#### Task brief:
The lines to return are those from the one containing "Write the Altair code for this chart." down to the one containing "0.24, 0.00, 1.31, 1.06]", inclusive; return them exactly and nothing else.

#### Task input:
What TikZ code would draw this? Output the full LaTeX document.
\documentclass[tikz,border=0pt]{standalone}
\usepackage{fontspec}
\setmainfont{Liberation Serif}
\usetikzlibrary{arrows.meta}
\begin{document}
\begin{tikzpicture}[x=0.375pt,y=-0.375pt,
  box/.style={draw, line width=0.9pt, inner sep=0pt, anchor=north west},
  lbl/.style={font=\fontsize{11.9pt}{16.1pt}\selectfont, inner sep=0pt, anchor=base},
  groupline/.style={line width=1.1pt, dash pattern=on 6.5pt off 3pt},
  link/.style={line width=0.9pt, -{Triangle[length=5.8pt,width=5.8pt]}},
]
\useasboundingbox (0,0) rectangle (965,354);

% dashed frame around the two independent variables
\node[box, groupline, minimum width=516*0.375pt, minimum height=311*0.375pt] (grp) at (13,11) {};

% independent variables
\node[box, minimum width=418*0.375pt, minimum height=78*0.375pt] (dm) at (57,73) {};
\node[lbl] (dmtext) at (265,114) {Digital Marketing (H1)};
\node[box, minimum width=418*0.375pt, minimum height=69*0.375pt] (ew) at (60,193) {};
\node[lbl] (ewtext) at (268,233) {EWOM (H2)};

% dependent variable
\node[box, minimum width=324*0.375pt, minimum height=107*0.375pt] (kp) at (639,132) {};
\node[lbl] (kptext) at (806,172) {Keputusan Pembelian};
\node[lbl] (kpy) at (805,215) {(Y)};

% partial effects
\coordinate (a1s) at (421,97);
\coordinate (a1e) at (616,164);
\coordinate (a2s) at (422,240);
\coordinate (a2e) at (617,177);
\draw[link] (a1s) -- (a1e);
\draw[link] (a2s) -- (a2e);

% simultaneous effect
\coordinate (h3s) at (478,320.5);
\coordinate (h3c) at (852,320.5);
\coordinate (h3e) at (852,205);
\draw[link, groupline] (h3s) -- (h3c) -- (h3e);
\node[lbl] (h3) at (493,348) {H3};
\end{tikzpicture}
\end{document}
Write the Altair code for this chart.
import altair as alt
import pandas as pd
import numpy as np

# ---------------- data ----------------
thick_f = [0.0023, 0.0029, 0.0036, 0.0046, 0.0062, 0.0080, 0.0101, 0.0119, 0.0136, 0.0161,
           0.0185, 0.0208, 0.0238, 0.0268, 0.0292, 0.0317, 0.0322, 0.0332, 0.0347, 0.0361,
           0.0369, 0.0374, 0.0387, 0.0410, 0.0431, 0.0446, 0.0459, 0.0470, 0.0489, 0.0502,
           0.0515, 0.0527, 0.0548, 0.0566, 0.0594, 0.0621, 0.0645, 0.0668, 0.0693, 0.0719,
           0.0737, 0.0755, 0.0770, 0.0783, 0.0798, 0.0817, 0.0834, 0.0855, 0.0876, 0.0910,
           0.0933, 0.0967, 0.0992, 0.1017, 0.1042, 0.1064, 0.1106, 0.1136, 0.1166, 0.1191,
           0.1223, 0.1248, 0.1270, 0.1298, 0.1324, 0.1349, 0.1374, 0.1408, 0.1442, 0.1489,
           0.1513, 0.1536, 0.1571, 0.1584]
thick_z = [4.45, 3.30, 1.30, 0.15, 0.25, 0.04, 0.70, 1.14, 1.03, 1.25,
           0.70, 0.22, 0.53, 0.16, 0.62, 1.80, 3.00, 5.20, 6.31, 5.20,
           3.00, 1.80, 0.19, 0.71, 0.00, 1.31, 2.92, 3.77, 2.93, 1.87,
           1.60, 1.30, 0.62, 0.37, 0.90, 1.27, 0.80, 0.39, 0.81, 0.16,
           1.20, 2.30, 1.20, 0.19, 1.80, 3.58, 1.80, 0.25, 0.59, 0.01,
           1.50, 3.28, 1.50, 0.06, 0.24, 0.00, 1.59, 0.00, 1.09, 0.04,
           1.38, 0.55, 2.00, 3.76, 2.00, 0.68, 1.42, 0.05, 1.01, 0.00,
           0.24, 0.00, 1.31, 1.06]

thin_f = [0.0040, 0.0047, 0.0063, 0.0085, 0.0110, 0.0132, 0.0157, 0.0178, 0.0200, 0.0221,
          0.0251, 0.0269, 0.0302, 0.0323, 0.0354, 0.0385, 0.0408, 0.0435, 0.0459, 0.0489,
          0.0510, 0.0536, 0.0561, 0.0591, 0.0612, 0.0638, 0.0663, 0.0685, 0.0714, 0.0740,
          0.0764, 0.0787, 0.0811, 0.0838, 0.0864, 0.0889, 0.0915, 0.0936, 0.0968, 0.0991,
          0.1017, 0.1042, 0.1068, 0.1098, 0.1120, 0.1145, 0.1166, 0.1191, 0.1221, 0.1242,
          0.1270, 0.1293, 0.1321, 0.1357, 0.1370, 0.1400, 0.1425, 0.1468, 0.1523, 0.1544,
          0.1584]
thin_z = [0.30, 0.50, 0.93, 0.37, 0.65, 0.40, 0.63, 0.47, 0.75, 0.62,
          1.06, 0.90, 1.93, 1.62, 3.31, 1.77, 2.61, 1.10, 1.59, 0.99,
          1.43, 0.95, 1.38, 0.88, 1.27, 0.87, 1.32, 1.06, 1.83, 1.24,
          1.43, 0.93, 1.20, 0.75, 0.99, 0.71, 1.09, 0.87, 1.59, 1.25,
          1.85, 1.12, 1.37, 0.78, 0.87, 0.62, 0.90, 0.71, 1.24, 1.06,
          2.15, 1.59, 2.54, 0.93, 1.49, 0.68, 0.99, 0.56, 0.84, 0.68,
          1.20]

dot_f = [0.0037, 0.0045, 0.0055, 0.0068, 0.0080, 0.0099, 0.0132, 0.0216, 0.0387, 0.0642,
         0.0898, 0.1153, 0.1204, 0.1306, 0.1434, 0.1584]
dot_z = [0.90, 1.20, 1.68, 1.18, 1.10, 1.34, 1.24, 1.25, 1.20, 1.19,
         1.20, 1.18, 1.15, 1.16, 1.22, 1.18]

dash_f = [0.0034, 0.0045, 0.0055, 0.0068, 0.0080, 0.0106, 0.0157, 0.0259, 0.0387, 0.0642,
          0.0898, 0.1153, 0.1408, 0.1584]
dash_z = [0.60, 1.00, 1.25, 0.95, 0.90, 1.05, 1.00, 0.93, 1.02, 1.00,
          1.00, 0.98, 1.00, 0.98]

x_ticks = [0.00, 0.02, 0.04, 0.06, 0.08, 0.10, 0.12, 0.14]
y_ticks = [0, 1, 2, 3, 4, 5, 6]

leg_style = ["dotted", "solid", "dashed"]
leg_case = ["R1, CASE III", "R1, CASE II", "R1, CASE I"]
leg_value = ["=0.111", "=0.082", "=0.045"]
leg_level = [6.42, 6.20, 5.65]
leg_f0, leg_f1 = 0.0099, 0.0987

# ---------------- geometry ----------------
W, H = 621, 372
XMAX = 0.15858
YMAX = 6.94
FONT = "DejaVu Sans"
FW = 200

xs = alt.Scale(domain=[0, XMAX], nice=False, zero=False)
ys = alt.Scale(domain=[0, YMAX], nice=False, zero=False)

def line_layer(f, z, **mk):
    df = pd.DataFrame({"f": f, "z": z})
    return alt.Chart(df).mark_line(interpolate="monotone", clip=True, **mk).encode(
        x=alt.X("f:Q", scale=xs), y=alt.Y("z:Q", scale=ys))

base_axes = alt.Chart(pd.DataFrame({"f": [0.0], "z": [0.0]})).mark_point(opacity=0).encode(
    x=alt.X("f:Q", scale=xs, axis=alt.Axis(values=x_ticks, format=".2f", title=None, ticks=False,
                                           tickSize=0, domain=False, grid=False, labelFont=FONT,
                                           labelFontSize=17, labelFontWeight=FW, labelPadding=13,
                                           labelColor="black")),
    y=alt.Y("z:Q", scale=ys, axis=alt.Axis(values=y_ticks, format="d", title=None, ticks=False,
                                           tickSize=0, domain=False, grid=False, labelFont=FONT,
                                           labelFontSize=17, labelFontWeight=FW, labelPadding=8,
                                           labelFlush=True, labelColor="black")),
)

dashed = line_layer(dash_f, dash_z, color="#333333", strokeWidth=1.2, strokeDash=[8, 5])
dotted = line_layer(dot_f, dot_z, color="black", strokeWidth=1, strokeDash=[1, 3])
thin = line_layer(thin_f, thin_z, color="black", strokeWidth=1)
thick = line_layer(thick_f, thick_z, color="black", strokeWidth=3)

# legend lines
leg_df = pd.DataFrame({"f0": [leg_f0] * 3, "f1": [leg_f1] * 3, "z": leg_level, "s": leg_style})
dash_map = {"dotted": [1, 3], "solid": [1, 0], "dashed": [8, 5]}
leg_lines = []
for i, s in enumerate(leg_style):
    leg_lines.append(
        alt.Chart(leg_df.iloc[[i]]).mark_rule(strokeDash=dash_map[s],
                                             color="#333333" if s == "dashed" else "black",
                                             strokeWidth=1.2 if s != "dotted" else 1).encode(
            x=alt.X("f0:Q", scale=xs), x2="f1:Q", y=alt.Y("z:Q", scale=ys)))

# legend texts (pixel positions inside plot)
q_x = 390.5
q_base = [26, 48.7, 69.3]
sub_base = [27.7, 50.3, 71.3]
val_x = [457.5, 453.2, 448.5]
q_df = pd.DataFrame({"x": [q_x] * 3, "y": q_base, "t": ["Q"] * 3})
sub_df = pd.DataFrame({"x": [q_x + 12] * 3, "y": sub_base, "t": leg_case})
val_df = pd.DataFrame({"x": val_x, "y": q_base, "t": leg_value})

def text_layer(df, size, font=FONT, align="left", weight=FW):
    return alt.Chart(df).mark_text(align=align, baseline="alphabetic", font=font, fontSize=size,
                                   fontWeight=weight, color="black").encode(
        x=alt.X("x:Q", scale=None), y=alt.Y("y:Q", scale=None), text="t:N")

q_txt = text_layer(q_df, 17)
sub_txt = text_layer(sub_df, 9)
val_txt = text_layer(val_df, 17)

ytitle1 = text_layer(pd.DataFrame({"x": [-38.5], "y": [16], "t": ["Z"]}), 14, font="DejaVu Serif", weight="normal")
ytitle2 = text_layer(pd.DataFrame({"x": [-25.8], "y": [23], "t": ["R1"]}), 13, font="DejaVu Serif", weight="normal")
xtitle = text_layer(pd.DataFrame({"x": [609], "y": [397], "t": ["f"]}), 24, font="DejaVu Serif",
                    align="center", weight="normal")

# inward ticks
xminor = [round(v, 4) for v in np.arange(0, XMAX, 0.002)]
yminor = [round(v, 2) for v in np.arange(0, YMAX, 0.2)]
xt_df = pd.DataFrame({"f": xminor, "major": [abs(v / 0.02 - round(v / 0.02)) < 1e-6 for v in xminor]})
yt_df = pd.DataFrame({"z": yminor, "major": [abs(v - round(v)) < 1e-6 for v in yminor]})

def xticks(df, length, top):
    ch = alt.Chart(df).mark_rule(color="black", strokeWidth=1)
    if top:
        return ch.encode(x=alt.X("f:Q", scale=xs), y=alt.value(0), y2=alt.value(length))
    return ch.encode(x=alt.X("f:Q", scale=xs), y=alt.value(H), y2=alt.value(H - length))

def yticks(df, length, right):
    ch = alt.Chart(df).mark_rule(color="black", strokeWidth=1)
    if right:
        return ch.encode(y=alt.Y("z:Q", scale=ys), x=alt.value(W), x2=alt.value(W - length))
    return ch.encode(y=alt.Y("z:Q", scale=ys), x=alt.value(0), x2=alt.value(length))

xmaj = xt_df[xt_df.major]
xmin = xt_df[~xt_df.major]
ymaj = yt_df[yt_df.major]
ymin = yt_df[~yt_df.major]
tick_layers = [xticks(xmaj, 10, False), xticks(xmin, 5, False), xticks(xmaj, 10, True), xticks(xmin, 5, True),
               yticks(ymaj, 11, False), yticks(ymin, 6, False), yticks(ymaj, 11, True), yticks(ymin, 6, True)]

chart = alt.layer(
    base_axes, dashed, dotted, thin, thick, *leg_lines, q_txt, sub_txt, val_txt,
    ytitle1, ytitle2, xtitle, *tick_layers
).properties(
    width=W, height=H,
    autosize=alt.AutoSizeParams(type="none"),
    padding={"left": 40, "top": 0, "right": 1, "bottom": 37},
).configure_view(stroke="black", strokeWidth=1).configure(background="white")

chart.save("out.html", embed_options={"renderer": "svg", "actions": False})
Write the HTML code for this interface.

#### Result below:
Write the Altair code for this chart.
import altair as alt
import pandas as pd
import numpy as np

# ---------------- data ----------------
thick_f = [0.0023, 0.0029, 0.0036, 0.0046, 0.0062, 0.0080, 0.0101, 0.0119, 0.0136, 0.0161,
           0.0185, 0.0208, 0.0238, 0.0268, 0.0292, 0.0317, 0.0322, 0.0332, 0.0347, 0.0361,
           0.0369, 0.0374, 0.0387, 0.0410, 0.0431, 0.0446, 0.0459, 0.0470, 0.0489, 0.0502,
           0.0515, 0.0527, 0.0548, 0.0566, 0.0594, 0.0621, 0.0645, 0.0668, 0.0693, 0.0719,
           0.0737, 0.0755, 0.0770, 0.0783, 0.0798, 0.0817, 0.0834, 0.0855, 0.0876, 0.0910,
           0.0933, 0.0967, 0.0992, 0.1017, 0.1042, 0.1064, 0.1106, 0.1136, 0.1166, 0.1191,
           0.1223, 0.1248, 0.1270, 0.1298, 0.1324, 0.1349, 0.1374, 0.1408, 0.1442, 0.1489,
           0.1513, 0.1536, 0.1571, 0.1584]
thick_z = [4.45, 3.30, 1.30, 0.15, 0.25, 0.04, 0.70, 1.14, 1.03, 1.25,
           0.70, 0.22, 0.53, 0.16, 0.62, 1.80, 3.00, 5.20, 6.31, 5.20,
           3.00, 1.80, 0.19, 0.71, 0.00, 1.31, 2.92, 3.77, 2.93, 1.87,
           1.60, 1.30, 0.62, 0.37, 0.90, 1.27, 0.80, 0.39, 0.81, 0.16,
           1.20, 2.30, 1.20, 0.19, 1.80, 3.58, 1.80, 0.25, 0.59, 0.01,
           1.50, 3.28, 1.50, 0.06, 0.24, 0.00, 1.59, 0.00, 1.09, 0.04,
           1.38, 0.55, 2.00, 3.76, 2.00, 0.68, 1.42, 0.05, 1.01, 0.00,
           0.24, 0.00, 1.31, 1.06]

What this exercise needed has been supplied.